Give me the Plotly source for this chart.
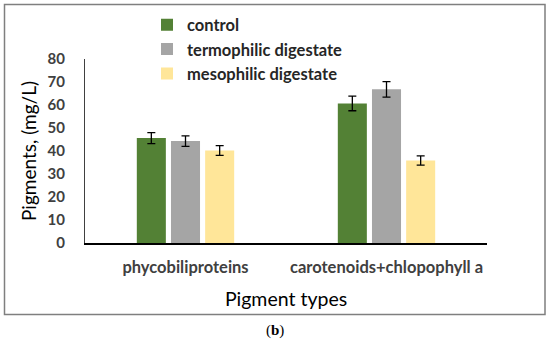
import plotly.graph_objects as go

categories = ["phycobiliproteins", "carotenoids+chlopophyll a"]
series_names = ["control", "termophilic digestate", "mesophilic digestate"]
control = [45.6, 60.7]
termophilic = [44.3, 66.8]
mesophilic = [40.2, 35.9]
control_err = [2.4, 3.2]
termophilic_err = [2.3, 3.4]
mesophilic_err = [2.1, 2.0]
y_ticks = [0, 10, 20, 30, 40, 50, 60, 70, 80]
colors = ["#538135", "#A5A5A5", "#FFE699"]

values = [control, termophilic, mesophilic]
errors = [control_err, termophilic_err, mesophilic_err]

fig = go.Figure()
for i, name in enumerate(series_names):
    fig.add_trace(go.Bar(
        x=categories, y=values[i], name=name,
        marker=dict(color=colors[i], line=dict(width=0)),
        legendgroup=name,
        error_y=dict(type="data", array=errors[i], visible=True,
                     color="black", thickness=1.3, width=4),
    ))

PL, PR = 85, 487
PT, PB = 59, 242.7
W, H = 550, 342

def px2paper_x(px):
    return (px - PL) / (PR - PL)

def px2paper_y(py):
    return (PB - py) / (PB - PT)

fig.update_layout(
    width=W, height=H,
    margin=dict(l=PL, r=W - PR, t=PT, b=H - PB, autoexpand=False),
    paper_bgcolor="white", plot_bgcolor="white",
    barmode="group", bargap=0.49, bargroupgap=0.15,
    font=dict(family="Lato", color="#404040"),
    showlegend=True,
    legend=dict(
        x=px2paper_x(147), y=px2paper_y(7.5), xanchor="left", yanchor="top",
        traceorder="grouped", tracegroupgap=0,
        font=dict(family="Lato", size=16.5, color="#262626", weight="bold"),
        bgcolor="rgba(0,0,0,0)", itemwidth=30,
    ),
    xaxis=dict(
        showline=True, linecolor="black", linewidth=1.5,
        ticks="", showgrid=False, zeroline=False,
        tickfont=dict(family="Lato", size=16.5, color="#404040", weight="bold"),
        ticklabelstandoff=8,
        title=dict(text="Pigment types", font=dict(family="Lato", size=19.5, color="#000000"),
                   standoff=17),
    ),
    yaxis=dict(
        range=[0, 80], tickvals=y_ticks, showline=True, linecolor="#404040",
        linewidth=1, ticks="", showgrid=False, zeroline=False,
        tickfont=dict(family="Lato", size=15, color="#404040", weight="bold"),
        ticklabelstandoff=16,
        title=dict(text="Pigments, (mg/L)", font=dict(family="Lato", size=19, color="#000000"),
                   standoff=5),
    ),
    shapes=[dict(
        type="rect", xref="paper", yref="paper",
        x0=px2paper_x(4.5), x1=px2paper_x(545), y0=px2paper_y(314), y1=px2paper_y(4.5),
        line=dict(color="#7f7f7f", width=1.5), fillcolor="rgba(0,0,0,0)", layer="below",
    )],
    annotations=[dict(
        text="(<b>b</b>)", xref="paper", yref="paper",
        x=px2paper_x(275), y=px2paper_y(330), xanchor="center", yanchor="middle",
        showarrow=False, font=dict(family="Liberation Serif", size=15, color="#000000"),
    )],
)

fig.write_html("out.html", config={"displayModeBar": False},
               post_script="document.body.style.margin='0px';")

----

(PROMPT) Leave the pictures out and please restate exactly the lines running from the start of the material through the one with "errors = [control_err, termophilic_err, mesophilic_err]".

(ANSWER FOR THE TASK)
Give me the Plotly source for this chart.
import plotly.graph_objects as go

categories = ["phycobiliproteins", "carotenoids+chlopophyll a"]
series_names = ["control", "termophilic digestate", "mesophilic digestate"]
control = [45.6, 60.7]
termophilic = [44.3, 66.8]
mesophilic = [40.2, 35.9]
control_err = [2.4, 3.2]
termophilic_err = [2.3, 3.4]
mesophilic_err = [2.1, 2.0]
y_ticks = [0, 10, 20, 30, 40, 50, 60, 70, 80]
colors = ["#538135", "#A5A5A5", "#FFE699"]

values = [control, termophilic, mesophilic]
errors = [control_err, termophilic_err, mesophilic_err]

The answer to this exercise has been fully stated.